Trunk Fusion in 2 months. Tiger Bark Ficus

YamadoriFL

Mame
Messages
160
Reaction score
348
Location
Florida
USDA Zone
10b
No, not taking the wire off today. Maybe another few weeks. They grow so fast down here that those wire marks will be gone shortly after the wire is removed. I had never tried this before and what really amazed me was the fact that the wire held them together tight enough to fuse, and that it happened in two months.
 

YamadoriFL

Mame
Messages
160
Reaction score
348
Location
Florida
USDA Zone
10b
PS I included fresh green leaves around the grouping of cuttings when I tied them. You can kind of see that in the second picture. I thought about this at first, but decided to leave them to see what would happen.
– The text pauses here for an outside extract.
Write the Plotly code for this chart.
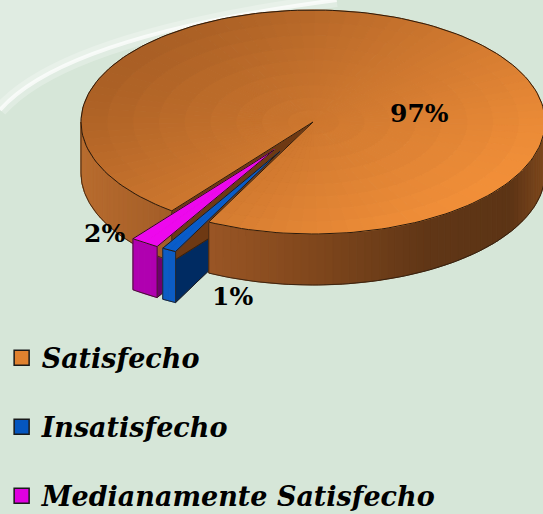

Perhaps it increased the localized humidity around the trunk portions and promoted faster fusing.
 

YamadoriFL

Mame
Messages
160
Reaction score
348
Location
Florida
USDA Zone
10b
Are you planning on making a broom style tree?
I’m planning on making more of these. I have no shortage of cuttings from the same mother plant.

This one, I’ll just let grow for now. See how it goes.
 

Leo in N E Illinois

The Professor
Messages
11,337
Reaction score
23,254
Location
on the IL-WI border, a mile from ''da Lake''
USDA Zone
5b
You want to remove the wire when the wire cuts in about 2 to 4 millimeters. Roughly 1/8 to 3/16 inch. Don't let the wire get buried too deep or you will tear bark when you remove wire. I have willow leaf ficus with wire scars that remained after 10 years. Wire scars will disappear on a trunk or branch that the plan includes dramatic increase of diameter. On a branch or trunk that is near "finished diameter", the wire marks will remain for a very long time. GROWTH is required to heal over wire marks. So wire marks early in a tree's development are no big deal, growth will heal them. Wire marks on a branch that is not going to be allow to get much bigger will take forever to disappear.
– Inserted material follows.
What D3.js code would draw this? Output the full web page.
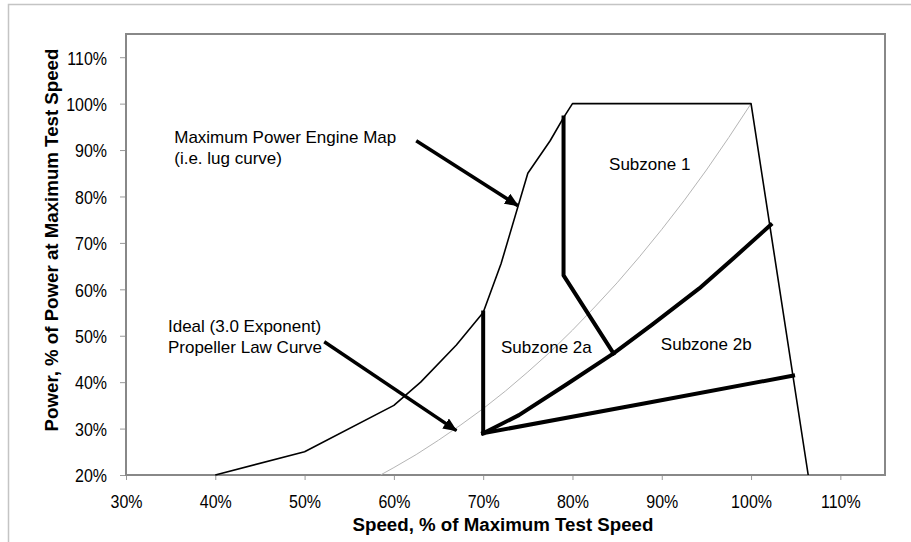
<!DOCTYPE html>
<html>
<head>
<meta charset="utf-8">
<script src="https://cdn.jsdelivr.net/npm/d3@7"></script>
<style>
  body { margin: 0; background: #fff; }
  text { font-family: "Liberation Sans", Arial, sans-serif; fill: #000; }
</style>
</head>
<body>
<div id="chart"></div>
<script>
// ticks
const xTicks = [30, 40, 50, 60, 70, 80, 90, 100, 110];
const yTicks = [20, 30, 40, 50, 60, 70, 80, 90, 100, 110];

// maximum power engine map (lug curve), [speed %, power %]
const lugCurve = [[40, 20], [50, 25], [60, 35], [63, 40], [67, 48], [70, 55], [72, 65.5],
    [75, 85], [77.5, 92], [79, 97], [80, 100], [100, 100], [106.4, 20]];

// ideal propeller law curve (3.0 exponent)
const propCurve = [[58.5, 20], [60, 21.6], [62.5, 24.4], [65, 27.5], [67.5, 30.8], [70, 34.3],
    [72.5, 38.1], [75, 42.2], [77.5, 46.5], [80, 51.2], [82.5, 56.2], [85, 61.4], [87.5, 67],
    [90, 72.9], [92.5, 79.1], [95, 85.7], [97.5, 92.7], [100, 100]];

// subzone boundaries
const zoneLeft = [[70, 55], [70, 29]];
const zoneMiddle = [[70, 29], [74, 32.9], [79.4, 39.6], [84.6, 46.2], [89, 52.5],
    [94.2, 60.2], [98.1, 66.8], [102.2, 73.9]];
const zoneLower = [[70, 29], [88, 35.4], [104.7, 41.4]];
const zoneOne = [[79, 97], [79, 63], [84.6, 46.2]];

// annotations
const labels = [
    { lines: ["Maximum Power Engine Map", "(i.e. lug curve)"], x: 35.4, y: 91.6 },
    { lines: ["Ideal (3.0 Exponent)", "Propeller Law Curve"], x: 34.7, y: 50.8 },
    { lines: ["Subzone 1"], x: 84.1, y: 85.7 },
    { lines: ["Subzone 2a"], x: 72.0, y: 46.2 },
    { lines: ["Subzone 2b"], x: 89.9, y: 46.9 }
];
const arrows = [
    { from: [62.5, 92.0], to: [73.9, 78.0] },
    { from: [52.2, 48.7], to: [67.0, 29.55] }
];

const width = 911;
const height = 542;
const margin = { top: 34, right: 26, bottom: 67, left: 126 };
const tickStretch = 1.18; // tick labels in the picture are a bit taller than wide

const svg = d3.select("#chart")
    .append("svg")
    .attr("width", width)
    .attr("height", height);

// outer frame of the chart area
svg.append("path")
    .attr("d", `M8.5,${height}V4.5H${width}`)
    .attr("fill", "none")
    .attr("stroke", "#c4c4c4")
    .attr("stroke-width", 1.5);

const x = d3.scaleLinear()
    .domain([30, 115])
    .range([margin.left, width - margin.right]);

const y = d3.scaleLinear()
    .domain([20, 115])
    .range([height - margin.bottom, margin.top]);

svg.append("defs").append("marker")
    .attr("id", "head")
    .attr("markerUnits", "userSpaceOnUse")
    .attr("viewBox", "0 0 14 12")
    .attr("refX", 13)
    .attr("refY", 6)
    .attr("markerWidth", 14)
    .attr("markerHeight", 12)
    .attr("orient", "auto")
    .append("path")
    .attr("d", "M0,0L14,6L0,12Z")
    .attr("fill", "#000");

function xAxis(g) {
    g.attr("transform", `translate(0, ${y(20)})`)
        .call(d3.axisBottom(x).tickValues(xTicks).tickSize(5).tickPadding(18).tickFormat(d => d + "%"));
    g.select(".domain").remove();
    g.selectAll("line").attr("stroke", "#999");
    g.selectAll("text")
        .attr("font-size", "16px")
        .attr("dy", 0)
        .attr("y", 33 / tickStretch)
        .attr("transform", `scale(1, ${tickStretch})`);
}

function yAxis(g) {
    g.attr("transform", `translate(${x(30)}, 0)`)
        .call(d3.axisLeft(y).tickValues(yTicks).tickSize(6).tickPadding(13).tickFormat(d => d + "%"));
    g.select(".domain").remove();
    g.selectAll("line").attr("stroke", "#999");
    g.selectAll("text")
        .attr("font-size", "16px")
        .attr("dy", "0.36em")
        .attr("transform", `scale(1, ${tickStretch})`);
}

svg.append("g").call(xAxis);
svg.append("g").call(yAxis);

// plot border
svg.append("rect")
    .attr("x", x(30))
    .attr("y", y(115))
    .attr("width", x(115) - x(30))
    .attr("height", y(20) - y(115))
    .attr("fill", "none")
    .attr("stroke", "#888")
    .attr("stroke-width", 2);

const line = d3.line().x(d => x(d[0])).y(d => y(d[1]));

svg.append("path")
    .attr("d", line(propCurve))
    .attr("fill", "none")
    .attr("stroke", "#b5b5b5")
    .attr("stroke-width", 1);

svg.append("path")
    .attr("d", line(lugCurve))
    .attr("fill", "none")
    .attr("stroke", "#000")
    .attr("stroke-width", 1.6)
    .attr("stroke-linejoin", "round");

for (const zone of [zoneLeft, zoneMiddle, zoneLower, zoneOne]) {
    svg.append("path")
        .attr("d", line(zone))
        .attr("fill", "none")
        .attr("stroke", "#000")
        .attr("stroke-width", 4)
        .attr("stroke-linejoin", "round")
        .attr("stroke-linecap", "square");
}

for (const a of arrows) {
    svg.append("line")
        .attr("x1", x(a.from[0]))
        .attr("y1", y(a.from[1]))
        .attr("x2", x(a.to[0]))
        .attr("y2", y(a.to[1]))
        .attr("stroke", "#000")
        .attr("stroke-width", 3.5)
        .attr("marker-end", "url(#head)");
}

for (const l of labels) {
    const t = svg.append("text")
        .attr("x", x(l.x))
        .attr("y", y(l.y))
        .attr("font-size", "17px");
    l.lines.forEach((s, i) => {
        t.append("tspan")
            .attr("x", x(l.x))
            .attr("dy", i === 0 ? 0 : 21)
            .text(s);
    });
}

svg.append("text")
    .attr("x", 503)
    .attr("y", 531)
    .attr("text-anchor", "middle")
    .attr("font-size", "18.7px")
    .attr("font-weight", "bold")
    .text("Speed, % of Maximum Test Speed");

svg.append("text")
    .attr("transform", "translate(58, 240) rotate(-90)")
    .attr("text-anchor", "middle")
    .attr("font-size", "18.7px")
    .attr("font-weight", "bold")
    .text("Power, % of Power at Maximum Test Speed");
</script>
</body>
</html>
With your fusion, you need the pressure of the wire to keep the trunks together so fusion can occur. And the fusion process needs to continue internally even after the exterior bark seems to initially have fused.

In the original post by @YamadoriFL , last photo, the wire is cutting into the bark. I would remove the wire and immediately re-wire, taking care to either wrap in the opposite direction, making an "x" pattern with the eventual wire scars or if you do wrap the same direction, be cautious and do not place the new wire into the old cuts. But you need to keep the pressure on this trunk for at least a year, even if you have to wire, then remove wire, then wire again, three or four times over this time period. The internal elements need to fuse, so keep removing wire when it cuts in, and immediately re-applying wire in order to not allow the trees to separate.

Once the fusion is over a year, and really solid, you can stop with the wire. If you wire the upper parts of the scions, and arch then out and away from each other to create a broom style, or to make some of the scions horizontal branches, definitely have wire or raffia or other wrap holding the trunks together just below the bending points. Otherwise you will tear apart the newly fused trunks.